Thalaivan Thalaivi, featuring Vijay Sethupathi and Nithya Menen as a husband and wife is a clear winner, in terms of casting. The pair looked fresh on screen and Nithya Menen's nimble outbursts perfectly complimented Vijay Sethupathi's loud antics.


Vijay Sethipathi in a yellow shirt and Nithya menen in a red saree for Thalaivan Thalaivi
Vijay Sethupathi and Nithya Menen

The movie remained honest to the innocence portrayed in the film through all the characters - the couple, the in-laws, the angry brother-in-law, the bystanders, distant relatives and the trouble-makers.


A love-come-arranged-marriage plot has rarely been touched before as the lines get blurry. There are no silver-screen comparisons except for iconic love stories like Mouna Raagam and the recent, Raaja Raani. However, Thalaivan Thalaivi got the flavour on point with the right level of realism and cinematic exaggeration that put a smile on the faces of the audience. Both the characters elevate their performances with a believable childlike romance.


Nithya Menen in a yellow saree for Thalaivan Thalaivi
Nthya Menen

The iconography of the groom playing a great cook and eventually winning the heart of his bride with his culinary skills, reverse engineered the popular idiom, the way to a man's heart is through his stomach.


Though the movie felt like a musical with every alternate scene punctuated with a song, the sequences conveyed the plot-line - they are inseparable. Portraying them as villagers had its perks as they believed to express themselves with no filters.


The scene where they see Nithya Menen's family. Aagasa Veeran's family - Saravanan, Deepa and Roshini
Saravanan, Deepa and Roshini Haripriya

The Director, Paandiraj, taking the audience on the couple's journey from being strangers to parents through an interacting narrative, set the film apart. He unstrings the garland with humour and drama, while prepping the audience for a message that was bold enough for a 21st century lifestyle.


The storm brewed by the in-laws over petty things, the ego-strikes and the eventual crack in the relationship was sequenced in an unassuming narrative. Ms Deepa and Kaali Venkat were delivered stand-out performances among the supporting characters.
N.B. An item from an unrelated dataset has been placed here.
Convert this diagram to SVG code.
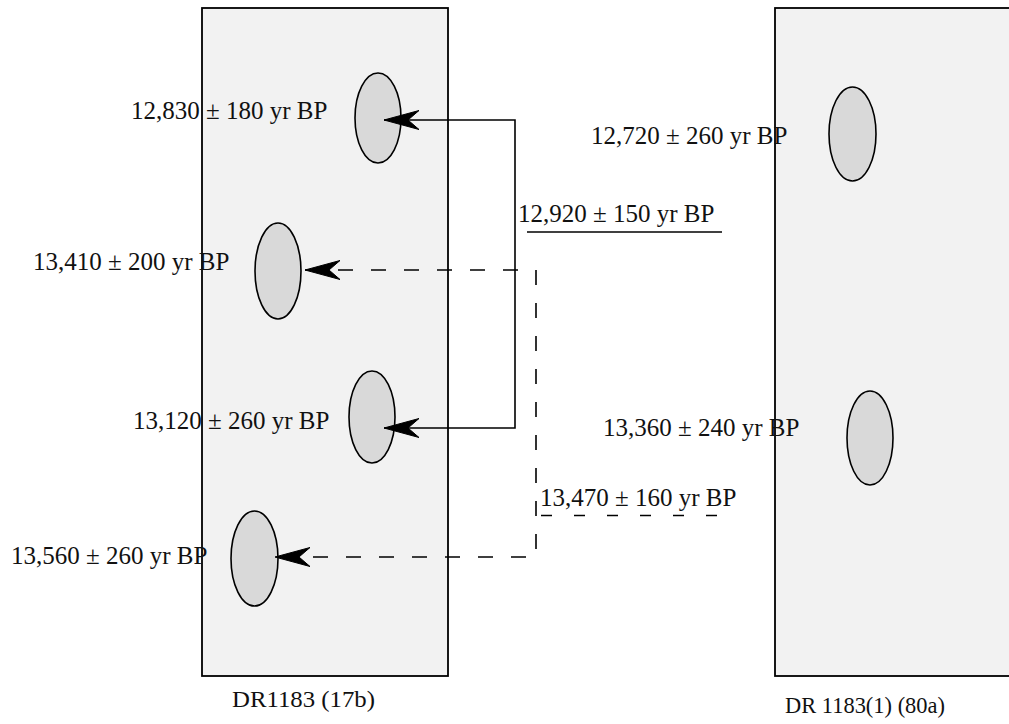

Though the climax fit within the well-oiled Comedy of Errors spectrum, the undertone of divorce remains untraceable till the very end of the film. Director Paandiraaj feeds a powerful message in a bowl of jaggery that audience forget problematic dialogues where a woman is termed "vaazhavetti" for living with her parents after her separation, the traffic police addressing women as "headache" as a joke.


Vijay Sethupathi and Nithya Menen fighting scene in Thalaiva Thalaivi
Vijay Sethupathi as Aagasa Veeran

The futility of divorce - reducing it to a mere document that can be torn and discarded resonates with the Indian Mentality towards marriage as an institution. With filmmakers frolicking buzz words like independence, empowerment and self-sustenance, Paandiraj makes a bold move by stating marriage needs effort.


Since the crux of the plot is on a sensitive note, he worked the storyline as a path full of roses to convey it with sweetly.